I don't know why some tractors have single and some have dual.
You see the dual type more on the older US made tractors too. Note the one in Hightech1953's post below.
Before you order a dual one check the prices on the lines from the pump to the filters. I believe they can be very pricey if you have to change any of them.
All three of mine have the single type.
Probably won't change.
My thinking is: there's a million of those tractors with single type and they've collectively clocked a few billion hours that way.
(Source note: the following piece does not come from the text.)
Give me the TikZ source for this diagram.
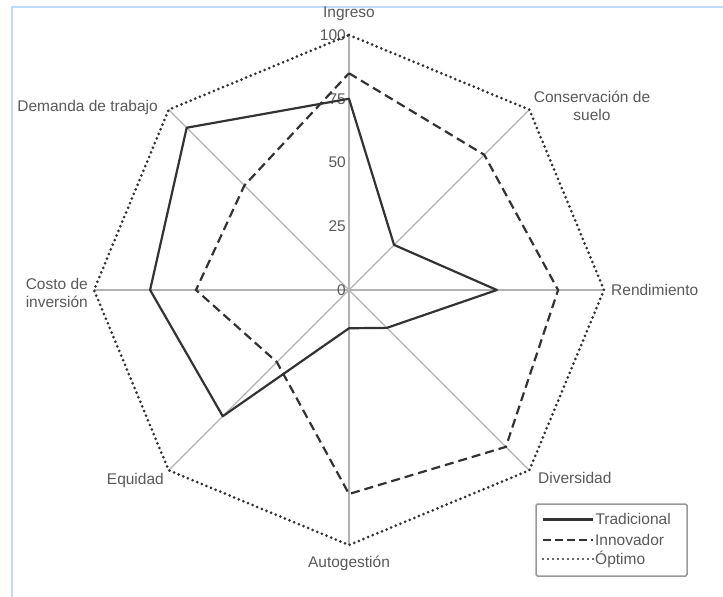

So I ain't going to fix what ain't broken.


----------



## Ed Williams (Jun 13, 2019)

Ultradog said:


> I don't know why some tractors have single and some have dual.
> You see the dual type more on the older US made tractors too. Note the one in Hightech1953's post below.
> Before you order a dual one check the prices on the lines from the pump to the filters. I believe they can be very pricey if you have to change any of them.
> All three of mine have the single type.
> ...


Hoodoo Valley and I have been having a similar conversation about truck brakes. Its had 1 filter for 50 years and still runs fine, so why mess with it now. I think I will leave well enough alone and concentrate on the numerous other items that need attention.


----------



## Hacke (Feb 22, 2011)

Same filters for single and dual heads.

Find equivalents for:
CAV 7111-296
Delphi (HDF) 296


----------